5 Challenges of telemedicine!
Updated: Jun 15
Telemedicine has been the future for so many years that it has become old without achieving its youth. It’s the dry ice of medicine. It’s the Biotechnology of careers!
But not anymore, telemedicine with the potion of COVID-19 will now rise from the ashes!
As with many other changes after COVID-19, it seems telemedicine will also be the new normal of the glorious 2020 decade! Glorious for SARS CoV2 of course! Nevertheless, it still has many challenges to overcome.
1. The Time paradox
While patients have all the time for a doctor, doctors have hardly any time for even the apple(s) of their eyes whoever they may be!
On a serious note, since online consultation hasn’t been a norm, most of the doctors don’t use it. Even of those who use it, online consulting is just a peripheral practice for them. This makes doctors unsure of their availability (Since they’re usually running on a pretty tight schedule!) and thus they often miss their teleconsultation appointments.
2. Mode of consultation
Doctors and patients, the eternal couple, have been seeing each other from the times much earlier than Dr Jenner. But telemedicine seems to bring along some discomforts of long-distance relationships.
One of the biggest user experience puzzle in online consulting is ‘mode of consultation’ – chat or audio or video. While it may feel like a good experience for a patient if it’s a video consultation, the doctor may not prefer it many times as it’s not required. So, a forced video call may stop a doctor, especially an established one, from using telemedicine as a medium.
3. Video quality
While camera filters have given us many home-made Tiktok stars, they haven’t been much of a help in live videos.

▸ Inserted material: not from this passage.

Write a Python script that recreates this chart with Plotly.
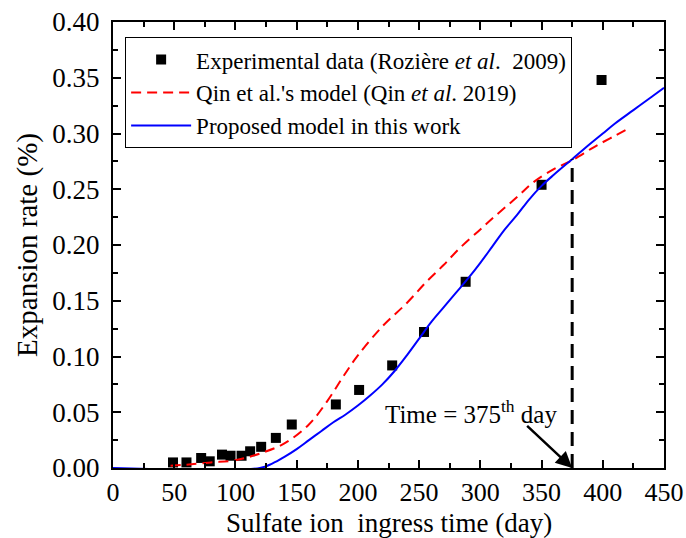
import plotly.graph_objects as go

# Experimental data (Rozière et al. 2009)
exp_day = [49, 60, 72, 79, 89, 96, 105, 112, 121, 133, 146, 182, 201, 228, 254, 288, 350, 399]
exp_rate = [0.005, 0.005, 0.009, 0.006, 0.012, 0.011, 0.011, 0.015, 0.019, 0.027, 0.039,
            0.057, 0.070, 0.092, 0.122, 0.167, 0.254, 0.348]

# Qin et al.'s model (Qin et al. 2019)
qin_day = [47, 60, 80, 100, 120, 140, 160, 175, 188, 200, 220, 240, 256, 270, 283, 300,
           310, 330, 343, 360, 375, 390, 398, 410, 422]
qin_rate = [0.002, 0.003, 0.005, 0.007, 0.013, 0.022, 0.039, 0.060, 0.082, 0.101, 0.127,
            0.148, 0.167, 0.182, 0.197, 0.214, 0.224, 0.243, 0.256, 0.268, 0.276, 0.286,
            0.291, 0.298, 0.305]

# Proposed model in this work
prop_day = [0, 120, 130, 140, 150, 160, 170, 180, 190, 200, 210, 220, 230, 240, 250, 260,
            270, 280, 290, 300, 310, 320, 330, 340, 350, 360, 375, 390, 400, 410, 425, 440, 450]
prop_rate = [0.0, 0.0, 0.004, 0.010, 0.017, 0.025, 0.033, 0.041, 0.048, 0.056, 0.065,
             0.075, 0.087, 0.101, 0.116, 0.131, 0.144, 0.157, 0.170, 0.184, 0.199, 0.214,
             0.227, 0.241, 0.253, 0.263, 0.277, 0.291, 0.300, 0.309, 0.321, 0.333, 0.341]

marked_day = 375
marked_rate = 0.277
label_day, label_rate = 292, 0.050
arrow_tail_day, arrow_tail_rate = 337, 0.039

x_ticks = [0, 50, 100, 150, 200, 250, 300, 350, 400, 450]
y_ticks = [0.00, 0.05, 0.10, 0.15, 0.20, 0.25, 0.30, 0.35, 0.40]

FONT = "Liberation Serif"

fig = go.Figure()
fig.add_trace(go.Scatter(
    x=exp_day, y=exp_rate, mode="markers",
    marker=dict(symbol="square", size=10, color="black"),
    name="Experimental data (Rozière <i>et al</i>.\u00a0\u00a02009)"))
fig.add_trace(go.Scatter(
    x=qin_day, y=qin_rate, mode="lines", line_shape="spline",
    line=dict(color="#ff0000", width=2, dash="10px,6px"),
    name="Qin et al.'s model (Qin <i>et al</i>. 2019)"))
fig.add_trace(go.Scatter(
    x=prop_day, y=prop_rate, mode="lines", line_shape="spline",
    line=dict(color="#0000ff", width=2),
    name="Proposed model in this work"))

fig.add_shape(type="line", x0=marked_day, x1=marked_day, y0=0, y1=marked_rate,
              xref="x", yref="y", line=dict(color="black", width=3, dash="14px,8px"))

fig.add_annotation(x=label_day, y=label_rate, xref="x", yref="y",
                   text="Time = 375<sup>th</sup> day", showarrow=False,
                   font=dict(family=FONT, size=25, color="black"))
fig.add_annotation(x=marked_day, y=0, ax=arrow_tail_day, ay=arrow_tail_rate,
                   xref="x", yref="y", axref="x", ayref="y", text="",
                   showarrow=True, arrowhead=2, arrowsize=1.3, arrowwidth=2.5,
                   arrowcolor="black", standoff=0)

# x-axis title placed as a paper annotation for exact vertical placement
fig.add_annotation(x=0.5, y=-0.1235, xref="paper", yref="paper",
                   xanchor="center", yanchor="middle", showarrow=False,
                   text="Sulfate ion\u00a0\u00a0ingress time (day)",
                   font=dict(family=FONT, size=27, color="black"))

axis_common = dict(
    showline=True, linewidth=2, linecolor="black", mirror="allticks",
    ticks="inside", ticklen=8, tickwidth=1.5, tickcolor="black",
    showgrid=False, zeroline=False, automargin=False,
)
fig.update_xaxes(range=[0, 450], tickvals=x_ticks, ticktext=[str(v) for v in x_ticks],
                 minor=dict(ticks="inside", ticklen=5, tickwidth=1.5, tickcolor="black", dtick=25),
                 ticklabelstandoff=0,
                 tickfont=dict(family=FONT, size=26, color="black"),
                 **axis_common)
fig.update_yaxes(range=[0, 0.40], tickvals=y_ticks, ticktext=[f"{v:.2f}" for v in y_ticks],
                 minor=dict(ticks="inside", ticklen=5, tickwidth=1.5, tickcolor="black", dtick=0.025),
                 title=dict(text="Expansion rate (%)",
                            font=dict(family=FONT, size=29, color="black"), standoff=6),
                 ticklabelstandoff=6,
                 tickfont=dict(family=FONT, size=27, color="black"),
                 **axis_common)

fig.update_layout(
    width=686, height=538,
    margin=dict(l=113, r=22, t=22, b=70),
    plot_bgcolor="white", paper_bgcolor="white",
    font=dict(family=FONT, color="black"),
    legend=dict(x=0.022, y=0.966, xanchor="left", yanchor="top",
                bordercolor="black", borderwidth=1, bgcolor="white",
                font=dict(family=FONT, size=23, color="black"),
                itemwidth=60, tracegroupgap=0),
    showlegend=True,
)

fig.write_html("out.html")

Tele-consultation needs a high-quality resolution for an effective consultation. But to have even a good resolution video call, good internet connectivity on both sides is indispensable which can be managed seamlessly in some cases only.
4. Scattered medical reports
Medical record of a patient in a doctor-patient relationship is like a horoscope in a marriage.
As telemedicine grows the importance of online medical history and medical data will increase for a better analysis of patients. As of now, either the medical history of patients is scattered in different EHRs in different hospitals or is stored on local PCs. This makes both the availability of complete history and the seamless accessibility of the same missing.
The doctor-patient relationship is both very sacred and top secret. But like any other relationship, secrecy is hard to maintain.
Medical data while being very personal data on one hand is also very sensitive on the other. During telemedicine practices, it should be made sure that data recorded should not lose privacy. It should also be kept in mind about the ownership of data and therefore data shouldn’t be used without clear consent.
Hope this post inspires someone to build a Tinder for doctors and patients.